For an amateur campaign this a most excellent and convenient [Page 229] arrangement, the lines may extend all the way from one to five miles each, and connect at their edges, the whole ground plan resembling the form of a wheel, the shanty corresponding to the hub, and the trapping lines the spokes, the tire representing the circuit connecting the various lines. Where the latter extend over many miles it is well to construct bark shanties at the limits. Let each trapper take a certain “spoke,” and follow it to its terminus, returning on the adjacent line. On his arrival at the shanty he should immediately set to work skinning the animals taken, and stretching their furs. Full directions for skinning the various game are given under their respective titles, and the curing of skins is treated in detail in another chapter of this work. We also present a table of the comparative values of the various American furs at the present date of publication. Of course these values are constantly varying, but the table will serve at least to gauge the relative values of common and scarce furs. Great care should always be used in removing the skins from the various animals, as the final value of the fur much depends upon this. They should not be removed from the stretchers until perfectly dry, and should then be laid in a cool, airy place. When near a village or settlement it is advisable to send “into town” every few days with a batch of furs for safe keeping, and particularly so when the skins are valuable, and in cases where the home shanty is left unguarded. The value of prime otter or mink pelt is a matter of no small importance, and a good trapping ground furnishes a rare field for light fingered prowlers who are well posted on the market price of raw furs, and who are constantly on the lookout for such prizes, either in the shape of the prepared skin, or on the back of the live animal.
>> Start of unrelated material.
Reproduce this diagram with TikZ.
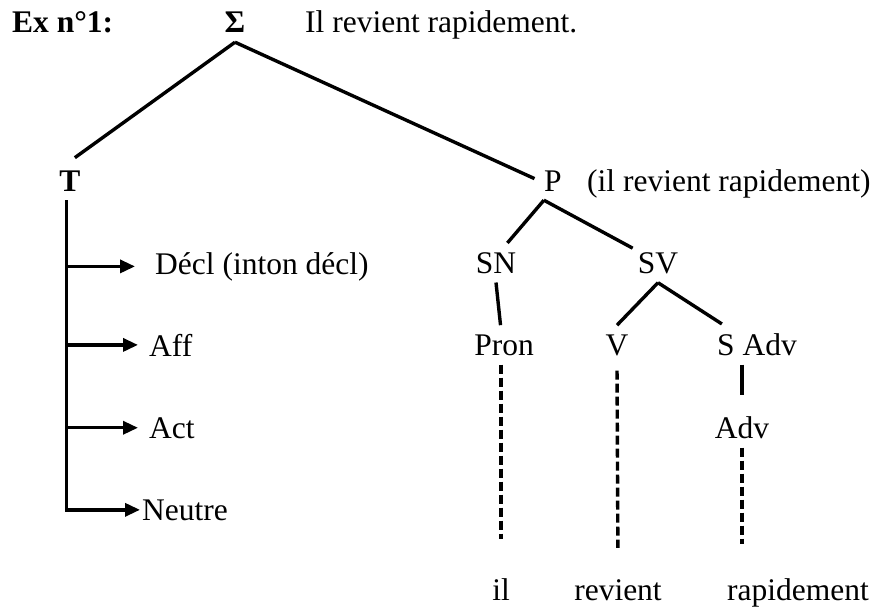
\documentclass[tikz,border=0pt]{standalone}
\usepackage{fontspec}
\setmainfont{Liberation Serif}
\usetikzlibrary{arrows.meta}
\begin{document}
\begin{tikzpicture}[x=1pt,y=-1pt,font=\fontsize{31.5}{38}\selectfont,
  cat/.style={anchor=base,inner xsep=5pt,inner ysep=9pt},
  txt/.style={anchor=base west,inner sep=0pt},
  br/.style={line width=3.4pt},
  arr/.style={line width=3.4pt,-{Triangle[length=15pt,width=13pt]}},
  dots/.style={line width=3.4pt,dash pattern=on 9pt off 4pt}]
\useasboundingbox (0,0) rectangle (876,610);
\node[txt] (ex) at (12,33) {\textbf{Ex n°1:}};
\node[cat] (sig) at (235,33) {\textbf{Σ}};
\node[txt] (phr) at (305,33) {Il revient rapidement.};
\node[cat] (T) at (70,191) {\textbf{T}};
\node[cat] (P) at (553,191) {P};
\node[txt] (Pgl) at (587,191) {(il revient rapidement)};
\node[txt] (decl) at (155,274) {Décl (inton décl)};
\node[txt] (aff) at (149,356) {Aff};
\node[txt] (act) at (149,438) {Act};
\node[txt] (neutre) at (142,520) {Neutre};
\node[cat] (SN) at (496,273) {SN};
\node[cat] (SV) at (658,273) {SV};
\node[cat] (Pron) at (504,355) {Pron};
\node[cat] (V) at (617,355) {V};
\node[cat] (SAdv) at (757,355) {S Adv};
\node[cat] (Adv) at (742,438) {Adv};
\node[cat] (il) at (501,600) {il};
\node[cat] (revient) at (618,600) {revient};
\node[cat] (rapid) at (798,600) {rapidement};
\draw[br,shorten >=6pt] (sig.south) -- (T.north);
\draw[br,shorten >=5pt] (sig.south) -- (P.west);
\draw[br] (P.-115) -- (SN.60);
\draw[br] (P.-115) -- (SV.150);
\draw[br] (SN.south) -- (Pron.100);
\draw[br] (SV.south) -- (V.north);
\draw[br] (SV.south) -- (SAdv.150);
\draw[br,shorten >=12pt] (Adv.north |- SAdv.south) -- (Adv.north);
\draw[dots,shorten >=30pt] (il.north |- Pron.south) -- (il.north);
\draw[dots,shorten <=6pt,shorten >=22pt] (V.south) -- (revient.north);
\draw[dots,shorten >=25pt] (Adv.south) -- (Adv.south |- rapid.north);
\draw[arr,shorten >=2pt] (T.-100) |- (neutre.west);
\draw[arr,shorten >=20pt] (T.-100 |- decl.west) -- (decl.west);
\draw[arr,shorten >=11pt] (T.-100 |- aff.west) -- (aff.west);
\draw[arr,shorten >=11pt] (T.-100 |- act.west) -- (act.west);
\end{tikzpicture}
\end{document}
These “trap robbers,” or poachers, are the pests of trappers, and many have learned from dear experience the advisability of placing their choice furs beyond the reach of the marauders.
The hut in which they are stored is nearly always kept guarded, and, where this is impracticable, the skins are hid in hollow trees, or carried to some near settlement, as we have already mentioned.
If the campaign proves successful and promises well for another season, it is customary to hide the traps beneath rocks, thus saving the labor of a second transportation. In order to keep the traps from rusting, it is well to cover them with oat or buckwheat chaff. The rock should be first rolled from its resting place, and a bed of the chaff made beneath it, in which the traps should be covered, the rock being afterwards replaced. In a few such [Page 230] places all the traps may be effectually stored away, and they will be found in prime order and ready for business on the following season.